There’s no guarantees, but it appears clear with the draft three days away that the Cardinals will select a cornerback in the first round of the draft Thursday. Unless they don’t.
Now, that last comment seems glib, but what we all should know by now, unless we have been residing on a different planet for previous drafts, is that the unexpected should be expected. The word “surprise” should never be used when discussing a team’s pick.
The Cardinals’ slot at 16 in the middle of the first round only adds to the uncertainty.
As former NFL and college head coach Jim Mora told AllCardinals, “I always found when you're picking at 16, 17, 18, it was tricky because you have no idea what is about to happen in front of you. We know there's going to be some head-scratchers, right? Early in the draft. And there's going to be some moves you go ‘Jiminy Christmas, what's going on here?' And that's what's happening in these draft rooms. There's so much uncertainty and every pick changes the complexion of the draft as we go forward.”
Even with the addition of Malcolm Butler in free agency, the Cardinals need to add depth in the secondary and hopefully add a young starter that will play for many years. If Patrick Surtain II or Jaycee Horn are still around at 16, the Cardinals should take about five seconds to send their choice to the league.
What will be intriguing is if they are off the board. Numerous mock drafts have the Cardinals selecting Greg Newsome II or Caleb Farley. However, we don’t know if a player the Cardinals have rated higher at another position will be available or how the team has evaluated other corners that could be available in the second round.
As for the two top-rated cornerbacks, Horn has the best chance of lasting until 16.
“He's a great talent,” Mora said. “He can line up and get in bump-and-run, and they have to replace Patrick (Peterson). And you can never have enough corners. This is a passing league. Teams are slinging it all over the yard. And you've got to have some talented guys out there that can make some plays and cover some guys tight. And I think Jaycee Horn can do that.”
As for Newsome, Mora said, “I don't think a lot of people see him at 16. But (what matters) is how Arizona has evaluated him and if he fits what they're looking for. He's got length. He's got some size, he's got ball skills and he plays at a high level. He can play man from bump-and-run and from off-(ball). He's a good zone player. He's really good with his eyes. He's a good tackler. He's a notch below those two, but I think that he's gonna end up being a really, really, really solid, consistent player in the NFL.
“I'm not sure that people in Arizona will be jumping for joy if they make that pick. I think the analysts will say, ‘Oh, well, that's a little bit of a reach.’ But that's where the convergence of best player available and need come together. And that'll be the big debate in their draft room. I'm sure they're having those debates right now.”
When Cardinals general manager Steve Keim was asked about the cornerback class last week, he mentioned Surtain, Horn and Farley, but not Newsome. Does that mean he’s not enamored with Newsome or that he purposely avoided mentioning him?

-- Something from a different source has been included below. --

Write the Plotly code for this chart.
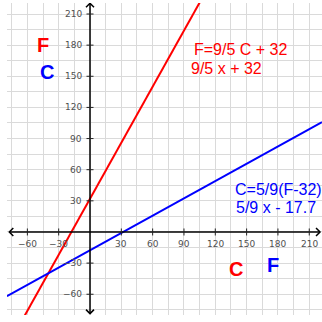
import plotly.graph_objects as go

# ---- data ----
line_names = ["F=9/5 C + 32", "C=5/9(F-32)"]
slopes = [9 / 5, 5 / 9]
intercepts = [32, -17.7]
line_colors = ["#ff0000", "#0000ff"]

x_ticks = [-60, -30, 30, 60, 90, 120, 150, 180, 210]
y_ticks = [-60, -30, 30, 60, 90, 120, 150, 180, 210]

x_range = [-79.5, 222.2]
y_range = [-80.0, 220.6]
axis_x_ends = [-77.3, 220.3]
axis_y_ends = [-78.7, 220.3]

# text labels: (text, x, y, color, size, bold, anchor)
labels = [
    ("F", -45.5, 179.7, "#ff0000", 20, True, "center"),
    ("C", -41.5, 154.1, "#0000ff", 20, True, "center"),
    ("F=9/5 C + 32", 97.4, 175.6, "#ff0000", 16, False, "left"),
    ("9/5 x + 32", 95.1, 157.8, "#ff0000", 16, False, "left"),
    ("C=5/9(F-32)", 136.7, 40.5, "#0000ff", 16, False, "left"),
    ("5/9 x - 17.7", 137.6, 23.4, "#0000ff", 16, False, "left"),
    ("C", 140.3, -35.6, "#ff0000", 20, True, "center"),
    ("F", 175.6, -31.6, "#0000ff", 20, True, "center"),
]

W = H = 322
fig = go.Figure()

# function lines
for name, m, b, c in zip(line_names, slopes, intercepts, line_colors):
    xs = [x_range[0], x_range[1]]
    ys = [m * v + b for v in xs]
    fig.add_trace(go.Scatter(x=xs, y=ys, mode="lines", name=name,
                             line=dict(color=c, width=2), hoverinfo="skip"))

shapes = []
# axes
shapes.append(dict(type="line", xref="x", yref="y", x0=axis_x_ends[0], x1=axis_x_ends[1],
                   y0=0, y1=0, line=dict(color="black", width=1.5), layer="above"))
shapes.append(dict(type="line", xref="x", yref="y", y0=axis_y_ends[0], y1=axis_y_ends[1],
                   x0=0, x1=0, line=dict(color="black", width=1.5), layer="above"))
# arrow chevrons (pixel sized)
a = 4
arrows = [
    (axis_x_ends[0], 0, f"M {a},{a} L 0,0 L {a},{-a}"),
    (axis_x_ends[1], 0, f"M {-a},{a} L 0,0 L {-a},{-a}"),
    (0, axis_y_ends[1], f"M {-a},{-a} L 0,0 L {a},{-a}"),
    (0, axis_y_ends[0], f"M {-a},{a} L 0,0 L {a},{a}"),
]
for ax_, ay_, p in arrows:
    shapes.append(dict(type="path", xref="x", yref="y", xsizemode="pixel", ysizemode="pixel",
                       xanchor=ax_, yanchor=ay_, path=p,
                       line=dict(color="black", width=1.5), layer="above"))
# tick marks
tl = 3.5
for t in x_ticks:
    shapes.append(dict(type="line", xref="x", yref="y", x0=t, x1=t, ysizemode="pixel",
                       yanchor=0, y0=-tl, y1=tl, line=dict(color="#222222", width=1)))
for t in y_ticks:
    shapes.append(dict(type="line", xref="x", yref="y", y0=t, y1=t, xsizemode="pixel",
                       xanchor=0, x0=-tl, x1=tl, line=dict(color="#222222", width=1)))

annotations = []
tick_font = dict(family="DejaVu Sans", size=9, color="#505050")
for t in x_ticks:
    annotations.append(dict(x=t, y=0, xref="x", yref="y", text=str(t).replace("-", "\u2212"),
                            showarrow=False, xanchor="center", yanchor="middle",
                            yshift=-12, font=tick_font))
for t in y_ticks:
    annotations.append(dict(x=0, y=t, xref="x", yref="y", text=str(t).replace("-", "\u2212"),
                            showarrow=False, xanchor="right", yanchor="middle",
                            xshift=-6, font=tick_font))
for txt, lx, ly, col, sz, bold, anc in labels:
    annotations.append(dict(x=lx, y=ly, xref="x", yref="y",
                            text=f"<b>{txt}</b>" if bold else txt,
                            showarrow=False, xanchor=anc, yanchor="middle",
                            font=dict(family="Liberation Sans, Arial", size=sz, color=col)))

fig.update_layout(
    width=W, height=H,
    margin=dict(l=0, r=0, t=0, b=0, pad=0),
    paper_bgcolor="white", plot_bgcolor="white",
    showlegend=False,
    shapes=shapes, annotations=annotations,
    xaxis=dict(range=x_range, domain=[7 / W, 1], dtick=15, tick0=0, showgrid=True,
               gridcolor="#dadada", gridwidth=1.2, zeroline=False, showline=False,
               showticklabels=False, ticks="", fixedrange=True),
    yaxis=dict(range=y_range, domain=[7 / H, (H - 3) / H], dtick=15, tick0=0, showgrid=True,
               gridcolor="#dadada", gridwidth=1.2, zeroline=False, showline=False,
               showticklabels=False, ticks="", fixedrange=True),
)

fig.write_html("out.html")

That is all part of the smoke that gets in everyone’s eyes at draft time.
For the record, Keim said, “I do think it’s a deep corner draft. Pick your poison; these guys are all a little different whether it's Patrick Surtain II, Horn or Farley. There are guys that can be nickels and nickels only. To me, the nickel position is getting harder and harder to find. I think at one time that was a secondary thought, but the way these teams are playing schematically in the NFL, the nickel position is as important as ever. For us to have a guy like Byron Murphy Jr. who can play inside or outside, it gives us tremendous value. But there are guys that can play inside and outside in this draft and some guys that can only play outside with their length and their movement skills.
"The first two that I just talked about with Horn and Surtain II, the bloodlines that they come from are obviously very, very good which shows up in their competitiveness, the way they play the game, the way they approach the game and they've been very, very impressive to evaluate this spring.”
Farley had outpatient “minor” back surgery in March, so that looms over his draft prospects.
Keim said, “I like Caleb a lot. He’s another guy that came in early in his career as a wide receiver; they moved him to corner. Did not have tape from this past year because he opted out. As far as the medical goes, it's going to be up to our doctors and trainers. You have to lean on those guys and rely on them and I'll meet with those guys early next week and we'll address all of those concerns.
“As a player, he hasn't even scratched the surface yet, but he’s got tremendous upside and potential. For a guy who is as long as he is, he's got tremendous stop-and-start ability and really is as sudden in transition as any corner in this draft. He's got a bright future.”
Obviously, for all players waiting anxiously for Thursday through Saturday, the question is where and how bright those future will actually be.